Правду выпытывали из-под ногтей,
В шею вставляли фугасы,
"Шили погоны", "кроили лампасы",
"Делали однорогих чертей".
Сколько понадобилось лжи
В эти проклятые годы,
Чтоб разъярить и поднять на ножи
Армии, классы, народы.
Всем нам стоять на последней черте,
Всем нам валяться на вшивой подстилке,
Всем быть распластанным с пулей в затылке
И со штыком в животе.
29 апреля 1921
Симферополь
Ранним утром 8 ноября 1917 года Николай Николаевич Духонин получил приказ Совета Народных Комиссаров, подписанный Лениным, о незамедлительном начале предварительных переговоров с немцами по поводу перемирия. Ставка верховного главнокомандования русской армией предпочла не отвечать на эту депешу. Спустя сутки лидер большевиков потребовал генерала к прямому проводу. Разговор длился два с половиной часа. Когда Духонину в ультимативной форме было отдано распоряжение немедленно подчиниться новому правительству, он ответил категорическим отказом. Николай Николаевич заявил, что никто не уполномочивал Совет Народных Комиссаров на принятие таких судьбоносных решений. В ответ Ленин продиктовал приказ: «Мы увольняем Вас с занимаемой должности за неповиновение». Генералу Духонину при этом предписывалось по законам военного времени продолжить службу до тех пор, пока его сменщик, прапорщик Крыленко, не прибудет в ставку. Николай Николаевич тут же составил экстренную телеграмму командующим всех фронтов о том, что он не подчиняется новому правительству, в отставку не подает и запрещает ведение мирных переговоров с противником. В результате он очень скоро получил депеши от генералов Володченко, Пржевальского и Щербачева, в которых те заявили о своей поддержке Духонина. Страна сделала последний шаг к Гражданской войне. Пожалуй, никому так точно не удалось описать весь ужас русской смуты, как бывшему добровольцу Ивану Савину(Саволайнен http://taina.aib.ru/biography/ivan-savin.htm):
Братьям моим Михаилу и Павлу
Ты кровь их соберешь по капле, мама,
И, зарыдав у Богоматери в ногах,
Расскажешь, как зияла эта яма,
Сынами вырытая в проклятых песках,
Как пулемет на камне ждал угрюмо,
И тот, в бушлате, звонко крикнул: "Что, начнем?"

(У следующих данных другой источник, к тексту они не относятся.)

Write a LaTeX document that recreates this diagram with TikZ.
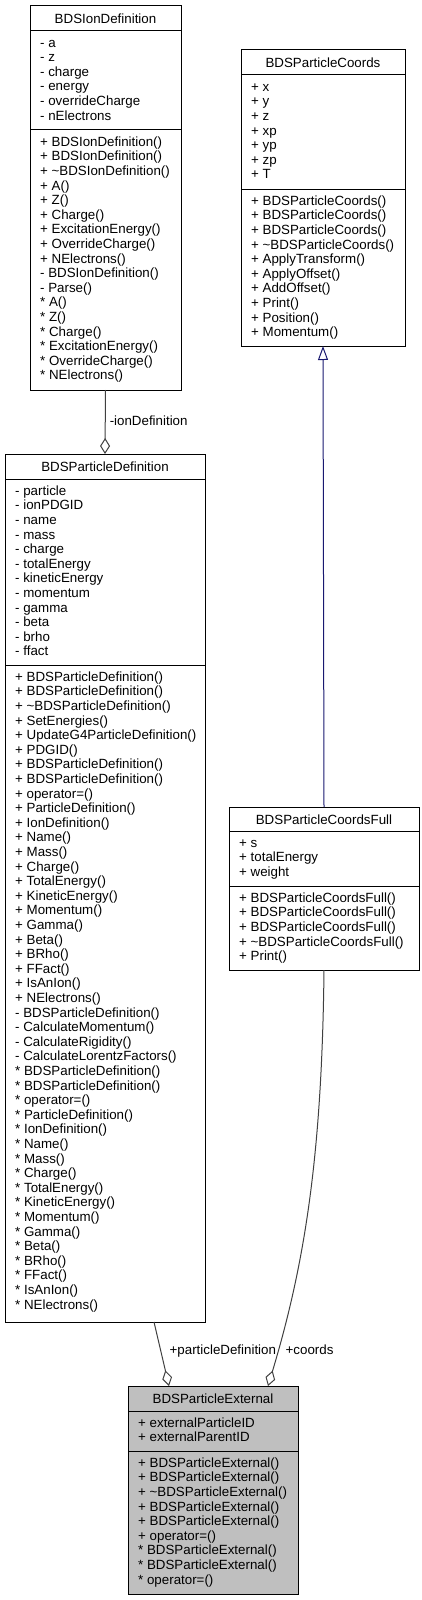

Как голый мальчик, чтоб уже не думать,
Над ямой встал и горло проколол гвоздем
Как вырвал пьяный конвоир лопату
Из рук сестры в косынке и сказал: "Ложись",
Как сын твой старший гладил руки брату,
Как стыла под ногами глинистая слизь.
И плыл рассвет ноябрьский над туманом,
И тополь чуть желтел в невидимом луче,
И старый прапорщик, во френче рваном,
С чернильной звездочкой на сломанном плече,
Вдруг начал петь - и эти бредовые
Мольбы бросал свинцоврй брызжущей струе:
Всех убиенных помяни, Россия,
Егда приидеши во царствие Твое...
9 ноября, Ленин от имени Совета Народных Комиссаров по радиотелеграфу обратился к солдатам действующей армии с воззванием взять инициативу в свои руки. «Пусть полки, стоящие на позициях, выбирают тотчас уполномоченных. Мы даем вам права на это»,- говорилось в обращении. Духонин сразу же связался по прямому проводу с военным министерством. В разговоре с генералом Маниковским, он заявил, что не признает правительство большевиков и не желает иметь с ним никаких отношений. Что касается обращения Ленина к солдатам фронта, Николай Николаевич тогда очень точно заметил: «Эти действия исключают всякое понятие о государственности и могут быть на руку не русскому народу, - комиссарами которого себя именуют большевики, а, конечно только Вильгельму». Такую эмоциональную реакцию Духонина легко понять. Ведь как показали дальнейшие события, именно этот указ Совнаркома сыграл решающую роль в необратимом процессе развала армии. Николай Николаевич постоянно обращался к солдатам с призывами соблюдать обязательства перед союзниками и обещал, что законно избранное правительство сделает все возможное, чтобы Россия вышла из войны победительницей, а не побежденной.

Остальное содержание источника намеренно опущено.